Electrically positioned light

I have a need for a way to move a light around a geometry(such as on a circle(not a disk)).

One way would be to have a single LED and "cover" above the led. The cover has a small hole in it letting the LED light shine through. If hte cover can be easily positioned then it would produce the effect I want. Because the cover requires mechanical translation it is more difficult than what I'm interested in (unless there is some trick to moving such things without motors/pullys/etc... (I've seen some cool translation devices based on piezo's somewhere).

In any case what I was thinking about was if there was a way to electrically position light. Somehow using frequency resonance in 2D on an "led" plane(I'm just making up stuff here).

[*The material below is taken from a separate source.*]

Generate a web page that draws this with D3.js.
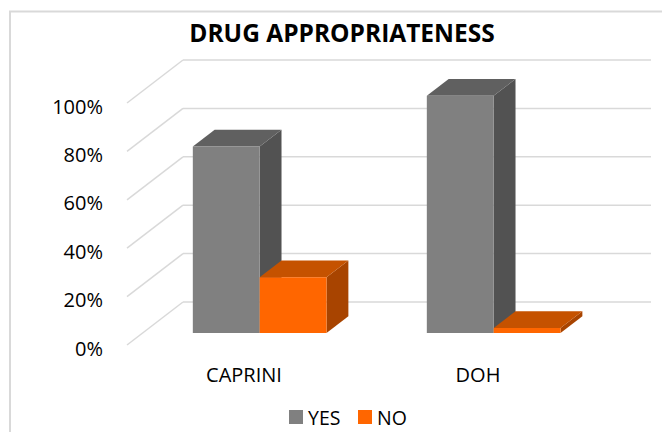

Of course I could just use a bunch of LED's but this doesn't give me the resolution I want, costs a ton, and requires a lot of circuitry.

Basically I just want to move a dot around a small circuit where the angular position is controlled by an electrical single. Nothing fancy but just something simple. I'm looking more about if it is theoretically possible rather than some actual device since I doubt there is anything out there that does this.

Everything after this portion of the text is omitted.